THE South Wales Guardian is set to close it’s offices in Ammanford.
This follows the closure of the Llanelli Star office in Cowell Street and the Carmarthen Journals office in King Street.
In 2015, the paper celebrated its 60th anniversary, having established in 1955.
Steve Adams of the South Wales Guardian said it would be ‘inappropriate to comment’ at this time.
Some Ammanford residents have taken to social media to air their views.
Irena Mary Hopkins said: “The Ammanford office is, so that is why people are moaning in the Town. I spoke to one of the staff this morning, so I know the office is closing and it is not going t o do a lot of good for us local people in Haverfordwest, even if you have some reporters working from home. IT HAS TO HAVE A FACE HERE.”
Christine Davies said: “Steve Adams you will lose a lot of local trade in Ammanford I’m sure. Think again before you close this branch.

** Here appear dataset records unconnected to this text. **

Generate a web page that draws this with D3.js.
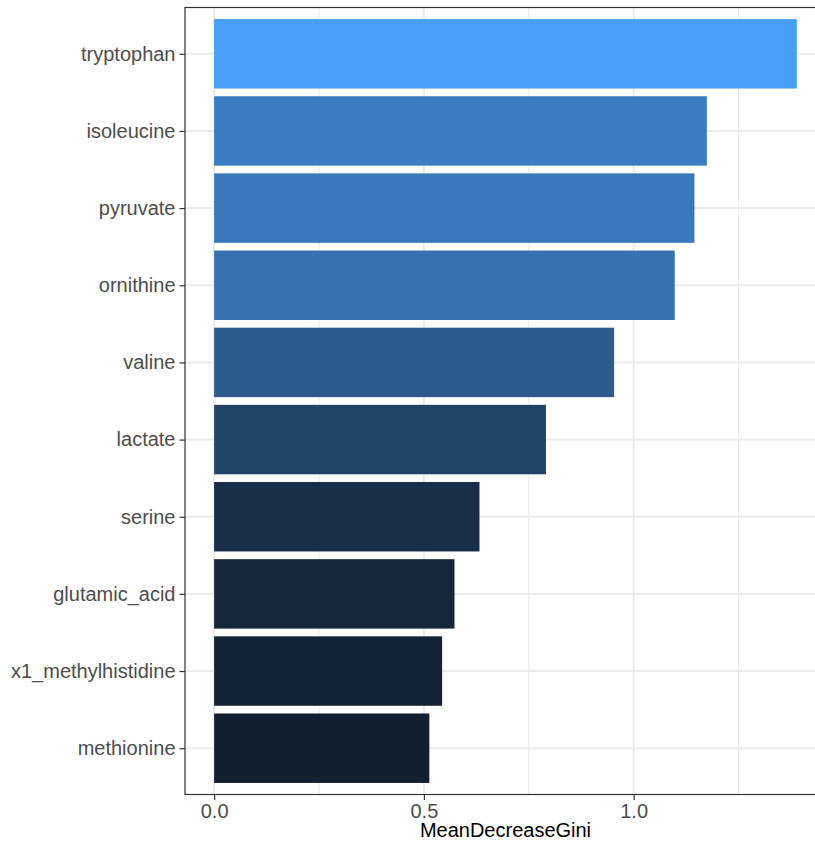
<!DOCTYPE html>
<html>
<head>
<meta charset="utf-8">
<script src="https://cdn.jsdelivr.net/npm/d3@7"></script>
<style>
  html, body { margin: 0; padding: 0; background: #fff; }
  svg { display: block; font-family: "Liberation Sans", Arial, Helvetica, sans-serif; }
</style>
</head>
<body>
<svg id="chart" width="815" height="845"></svg>
<script>
// Variable importance (random forest, mean decrease in Gini)
const features = [
  "tryptophan", "isoleucine", "pyruvate", "ornithine", "valine",
  "lactate", "serine", "glutamic_acid", "x1_methylhistidine", "methionine"
];
const meanDecreaseGini = [1.389, 1.1745, 1.145, 1.098, 0.9535, 0.791, 0.6325, 0.573, 0.5435, 0.513];
const xTicks = [0, 0.5, 1.0];
const xMinorTicks = [0.25, 0.75, 1.25];
const xTitle = "MeanDecreaseGini";

const data = features.map((f, i) => ({ name: f, value: meanDecreaseGini[i] }));

const svg = d3.select("#chart");
const panel = { left: 185, top: 7.5, bottom: 794.5 };

// continuous x with a 5% expansion on each side
const xMax = d3.max(meanDecreaseGini);
const pad = xMax * 0.05;
const unit = 419.5; // px per unit of MeanDecreaseGini
panel.right = panel.left + (xMax + 2 * pad) * unit;

const x = d3.scaleLinear()
  .domain([-pad, xMax + pad])
  .range([panel.left, panel.right]);

// discrete y, categories spaced one unit apart with 0.6 units of padding
const y = d3.scalePoint()
  .domain(features)
  .range([panel.top, panel.bottom])
  .padding(0.6);
const barH = y.step() * 0.9;

// fill shades from dark navy (lowest) to bright blue (highest)
const fill = d3.scaleLinear()
  .domain(d3.extent(meanDecreaseGini))
  .range(["#121F30", "#479FF8"])
  .interpolate(d3.interpolateLab);

const grid = svg.append("g");
// minor vertical gridlines
grid.selectAll("line.minor").data(xMinorTicks).join("line")
  .attr("class", "minor")
  .attr("x1", d => x(d)).attr("x2", d => x(d))
  .attr("y1", panel.top).attr("y2", panel.bottom)
  .attr("stroke", "#EBEBEB").attr("stroke-width", 1.1);
// major vertical gridlines
grid.selectAll("line.majorx").data(xTicks).join("line")
  .attr("class", "majorx")
  .attr("x1", d => x(d)).attr("x2", d => x(d))
  .attr("y1", panel.top).attr("y2", panel.bottom)
  .attr("stroke", "#EBEBEB").attr("stroke-width", 2);
// horizontal gridlines at each category
grid.selectAll("line.majory").data(features).join("line")
  .attr("class", "majory")
  .attr("x1", panel.left).attr("x2", panel.right)
  .attr("y1", d => y(d)).attr("y2", d => y(d))
  .attr("stroke", "#EBEBEB").attr("stroke-width", 2);

// bars
svg.append("g").selectAll("rect").data(data).join("rect")
  .attr("x", x(0))
  .attr("y", d => y(d.name) - barH / 2)
  .attr("width", d => x(d.value) - x(0))
  .attr("height", barH)
  .attr("fill", d => fill(d.value));

// panel border
svg.append("rect")
  .attr("x", panel.left).attr("y", panel.top)
  .attr("width", panel.right - panel.left)
  .attr("height", panel.bottom - panel.top)
  .attr("fill", "none").attr("stroke", "#333333").attr("stroke-width", 1.2);

// x axis
const xAxis = svg.append("g")
  .attr("transform", `translate(0,${panel.bottom})`)
  .call(d3.axisBottom(x).tickValues(xTicks).tickFormat(d3.format(".1f")).tickSize(5.5).tickPadding(4));
xAxis.select(".domain").remove();
xAxis.selectAll(".tick line").attr("stroke", "#333333").attr("stroke-width", 1.2);
xAxis.selectAll(".tick text").attr("fill", "#4D4D4D").style("font-size", "20px");

// y axis
const yAxis = svg.append("g")
  .attr("transform", `translate(${panel.left},0)`)
  .call(d3.axisLeft(y).tickSize(5.5).tickPadding(4));
yAxis.select(".domain").remove();
yAxis.selectAll(".tick line").attr("stroke", "#333333").attr("stroke-width", 1.2);
yAxis.selectAll(".tick text").attr("fill", "#4D4D4D").style("font-size", "20px");

// axis title
svg.append("text")
  .attr("x", (panel.left + panel.right) / 2)
  .attr("y", 837)
  .attr("text-anchor", "middle")
  .attr("fill", "#000")
  .style("font-size", "20px")
  .text(xTitle);
</script>
</body>
</html>
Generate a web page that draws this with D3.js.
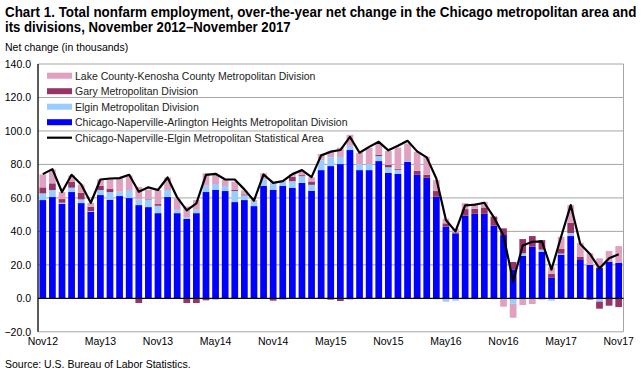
<!DOCTYPE html>
<html><head><meta charset="utf-8">
<script src="https://cdn.jsdelivr.net/npm/d3@7"></script>
<style>body{margin:0;background:#fff}svg{display:block}text{font-family:"Liberation Sans",Arial,sans-serif}</style>
</head><body><svg id="c" width="643" height="375"></svg>
<script>
const months = ["Nov12","Dec12","Jan13","Feb13","Mar13","Apr13","May13","Jun13","Jul13","Aug13","Sep13","Oct13",
"Nov13","Dec13","Jan14","Feb14","Mar14","Apr14","May14","Jun14","Jul14","Aug14","Sep14","Oct14",
"Nov14","Dec14","Jan15","Feb15","Mar15","Apr15","May15","Jun15","Jul15","Aug15","Sep15","Oct15",
"Nov15","Dec15","Jan16","Feb16","Mar16","Apr16","May16","Jun16","Jul16","Aug16","Sep16","Oct16",
"Nov16","Dec16","Jan17","Feb17","Mar17","Apr17","May17","Jun17","Jul17","Aug17","Sep17","Oct17","Nov17"];
const chicagoDiv = [58.7,60.5,56.5,63.5,56.9,51.7,61.7,58.9,61.1,59.9,55.7,54.5,
50.9,60.5,50.9,47.4,50.9,63.5,64.9,64.1,57.5,58.7,55.1,67.1,
64.9,67.1,65.9,68.9,64.3,76.6,79.0,80.2,88.6,76.6,76.6,82.0,
74.9,74.4,81.6,73.8,72.0,60.7,42.8,38.8,49.4,50.5,50.5,43.4,
37.8,17.3,25.3,30.8,27.7,12.5,26.1,37.2,22.9,19.9,18.1,21.9,21.1];
const elginDiv = [4.0,4.2,0.6,2.6,2.2,0.4,3.0,4.6,2.6,4.8,3.4,4.6,
4.4,4.2,2.0,1.0,2.0,3.8,3.4,3.0,6.6,2.8,2.6,4.0,
3.6,2.6,4.1,4.1,3.5,5.8,5.3,4.2,2.5,3.6,3.6,3.0,
3.4,2.4,0.4,0,0,-0.6,-2.0,-1.4,-0.6,-0.6,0,-0.6,
0,-3.2,1.6,0,1.4,-1.4,0.6,1.8,0,0,-2.0,0,0];
const garyDiv = [3.6,4.0,2.2,3.4,4.0,2.6,2.6,1.8,0,0,-2.8,0.4,
1.0,0,0,-2.8,-2.8,-1.2,-0.6,0,0.6,0.6,0,0,
-1.4,-0.6,2.6,0.6,2.0,0,-0.8,-1.6,-0.6,0,0,0.8,
1.4,0.6,0,2.4,1.8,3.4,2.0,0.6,3.9,3.0,3.8,5.4,
4.0,4.4,8.5,6.4,5.7,2.2,2.8,6.2,2.0,-0.8,-4.2,-4.4,-5.2];
const lakeDiv = [7.7,8.3,4.2,3.9,4.8,2.4,3.7,6.1,7.9,8.7,7.4,5.4,
8.4,7.5,6.8,6.5,5.8,7.4,5.6,3.6,5.0,2.4,1.0,3.6,
0.8,0.4,1.5,2.4,2.5,3.8,3.8,5.6,6.6,6.8,9.8,6.7,
8.3,12.7,10.5,11.4,10.8,6.5,2.8,2.2,3.6,3.4,3.4,0.4,
-5.0,-8.4,-4.0,-3.4,-0.8,3.8,7.3,10.5,8.3,7.0,5.8,6.4,10.1];
const msaTotal = [74.2,77.2,63.5,73.8,68.0,57.1,71.0,71.6,71.8,73.8,63.7,66.3,
64.7,72.2,60.3,52.5,56.7,73.8,74.4,71.0,71.0,65.1,58.3,74.0,
69.0,70.0,74.2,76.6,72.4,85.4,87.6,88.6,96.5,87.0,90.5,93.5,
88.4,91.1,94.1,87.8,84.2,71.6,46.8,40.0,55.5,55.9,57.1,48.4,
37.5,10.0,31.6,33.8,34.0,17.2,36.8,55.7,32.4,26.5,17.9,23.9,26.3];
const yTicks = [-20,0,20,40,60,80,100,120,140];
const xLabels = ["Nov12","May13","Nov13","May14","Nov14","May15","Nov15","May16","Nov16","May17","Nov17"];
const seriesKeys = ["chicago","elgin","gary","lake"];
const seriesNames = {lake:"Lake County-Kenosha County Metropolitan Division",gary:"Gary Metropolitan Division",
 elgin:"Elgin Metropolitan Division",chicago:"Chicago-Naperville-Arlington Heights Metropolitan Division"};
const colors = {chicago:"#0000FF",elgin:"#99CCFF",gary:"#993366",lake:"#E0A0C0"};

const rows = months.map((m,i)=>({month:m,chicago:chicagoDiv[i],elgin:elginDiv[i],gary:garyDiv[i],lake:lakeDiv[i],total:msaTotal[i]}));
const svg = d3.select("#c");
const L=38,R=623.5,T=64,B=331.8;
const x = d3.scaleBand().domain(months).range([L,R]).paddingInner(0.3).paddingOuter(0.15);
const y = d3.scaleLinear().domain([-20,140]).range([B,T]);

// title (horizontally condensed to match the narrow bold face)
function title(txt, ty, width){
  const g = svg.append("g");
  const t = g.append("text").attr("x",0).attr("y",0).attr("font-size",15).attr("font-weight","bold").text(txt);
  const w = t.node().getComputedTextLength();
  g.attr("transform",`translate(5,${ty}) scale(${width/w},1)`);
}
title("Chart 1. Total nonfarm employment, over-the-year net change in the Chicago metropolitan area and",16.5,632);
title("its divisions, November 2012\u2013November 2017",32,286);
svg.append("text").attr("x",5).attr("y",51).attr("font-size",10.5).text("Net change (in thousands)");

// grid
svg.append("g").selectAll("line").data(yTicks.filter(d=>d!==0)).join("line")
 .attr("x1",L).attr("x2",R).attr("y1",d=>y(d)).attr("y2",d=>y(d)).attr("stroke","#a6a6a6").attr("stroke-width",1);
svg.append("line").attr("x1",R).attr("x2",R).attr("y1",T).attr("y2",B).attr("stroke","#a6a6a6");

// y axis
const ya = svg.append("g").attr("transform",`translate(${L},0)`).call(d3.axisLeft(y).tickValues(yTicks).tickFormat(d3.format(".1f")).tickSize(0).tickPadding(7));
ya.select(".domain").remove();
ya.selectAll("text").attr("font-size",10.5).attr("font-family","'Liberation Sans',Arial").attr("fill","#000");

// stacked bars
const stack = d3.stack().keys(seriesKeys).offset(d3.stackOffsetDiverging);
const layers = stack(rows);
svg.append("g").selectAll("g").data(layers).join("g").attr("fill",d=>colors[d.key])
 .selectAll("rect").data(d=>d).join("rect")
 .attr("x",d=>x(d.data.month)).attr("width",x.bandwidth())
 .attr("y",d=>y(Math.max(d[0],d[1]))).attr("height",d=>Math.abs(y(d[0])-y(d[1])));

// zero line and left axis line
svg.append("line").attr("x1",L).attr("x2",R).attr("y1",y(0)).attr("y2",y(0)).attr("stroke","#000").attr("stroke-width",1.3);
svg.append("line").attr("x1",L).attr("x2",L).attr("y1",T).attr("y2",B).attr("stroke","#000").attr("stroke-width",1.3);

// total line
const line = d3.line().x(d=>x(d.month)+x.bandwidth()/2).y(d=>y(d.total));
svg.append("path").datum(rows).attr("d",line).attr("fill","none").attr("stroke","#000").attr("stroke-width",2.2).attr("stroke-linejoin","round");

// x labels
const xa = svg.append("g").attr("transform",`translate(0,${B})`).call(d3.axisBottom(x).tickValues(xLabels).tickSize(0).tickPadding(6));
xa.select(".domain").remove();
xa.selectAll("text").attr("font-size",10.5).attr("font-family","'Liberation Sans',Arial").attr("fill","#000");

// legend
const legendItems = ["lake","gary","elgin","chicago"];
const lg = svg.append("g");
legendItems.forEach((k,i)=>{
  const cy = 75.7 + i*15.5;
  lg.append("rect").attr("x",47).attr("y",cy-3).attr("width",25).attr("height",6).attr("fill",colors[k]);
  lg.append("text").attr("x",75).attr("y",cy+3.8).attr("font-size",10.5).attr("fill","#222").text(seriesNames[k]);
});
const ly = 75.7+4*15.5;
lg.append("line").attr("x1",47).attr("x2",72).attr("y1",ly).attr("y2",ly).attr("stroke","#000").attr("stroke-width",2.2);
lg.append("text").attr("x",75).attr("y",ly+3.8).attr("font-size",10.5).attr("fill","#222").text("Chicago-Naperville-Elgin Metropolitan Statistical Area");

svg.append("text").attr("x",5).attr("y",368).attr("font-size",10.5).text("Source: U.S. Bureau of Labor Statistics.");
</script></body></html>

I will not buy the guardian if you pull out of Ammanford town , and I know a lot of local people feel the same.”
Speaking about the closure, former news journalist Barrie Thomas said: “It is sad that yet another weekly newspaper office is to shut.
“Although more contact can be made online these days, many like to know of a familiar place to call with stories and adverts. Local newspaper offices have been important hubs in communities such as Ammanford.
“It’s disappointing to see them disappearing.”
West Wales media consultant Robert Lloyd, former editor of the Carmarthen Journal and Llanelli Star newspapers, said: “It’s another sad say for journalism in West Wales.
“In recent months, we have seen the closure of newspaper offices in Llanelli and Carmarthen.
“The newspaper landscape in West Wales is dominated by two big players – Reach (Western Mail, South Wales Evening Post, Carmarthen Journal and Llanelli Star) and Newsquest (South Wales Guardian, Western Telegraph and Cardigan and Tivyside Advertiser).
“Sadly, the days of locally-owned and independently-run newspapers have long gone.
“The ‘big players’ in the newspaper industry are committed to an ‘internet first’ approach to news, at the expense of print media.
“It’s an approach which involves centralising and shedding editorial staff, rationalising sales staff, syndicating material in publications and pulling away from a High Street presence which used to give news teams the chance to meet their readers.
“The giant news corporations will point to increased ‘hits’ on websites as a marker for their success.
“But the harsh reality is that local newspapers in West Wales are getting more remote from their readers. As news teams lose that very local, day-to-day contact with readers and customers, so print publications lose their relevance to local communities.
“Office closures, such as the one in Ammanford, are an inevitable consequence of the domination of the newspaper landscape by large corporations keen to keep dividends sweet for City shareholders and driven by a relentless desire for more website clicks.”
Mr Lloyd added: “Doubtless, I am regarded as something of a media dinosaur by some for still believing that print still has a future.
“We’ve had plenty of false prophets predicting the imminent demise of printed newspapers. “I happen to think that there is still a future for a well-produced, well-written, relevant and entertaining local newspaper in many of our communities.
“Newspapers should be at the heart of communities (participants in community life, not observers from afar) with easy-to-access offices in their local High Street.
“Colleagues in the industry have a chuckle when I say the wheel may soon turn and the day may come when independently-owned local newspapers will spring up and again in Welsh communities.
“It’s a hope. We’ll just have to wait and see.”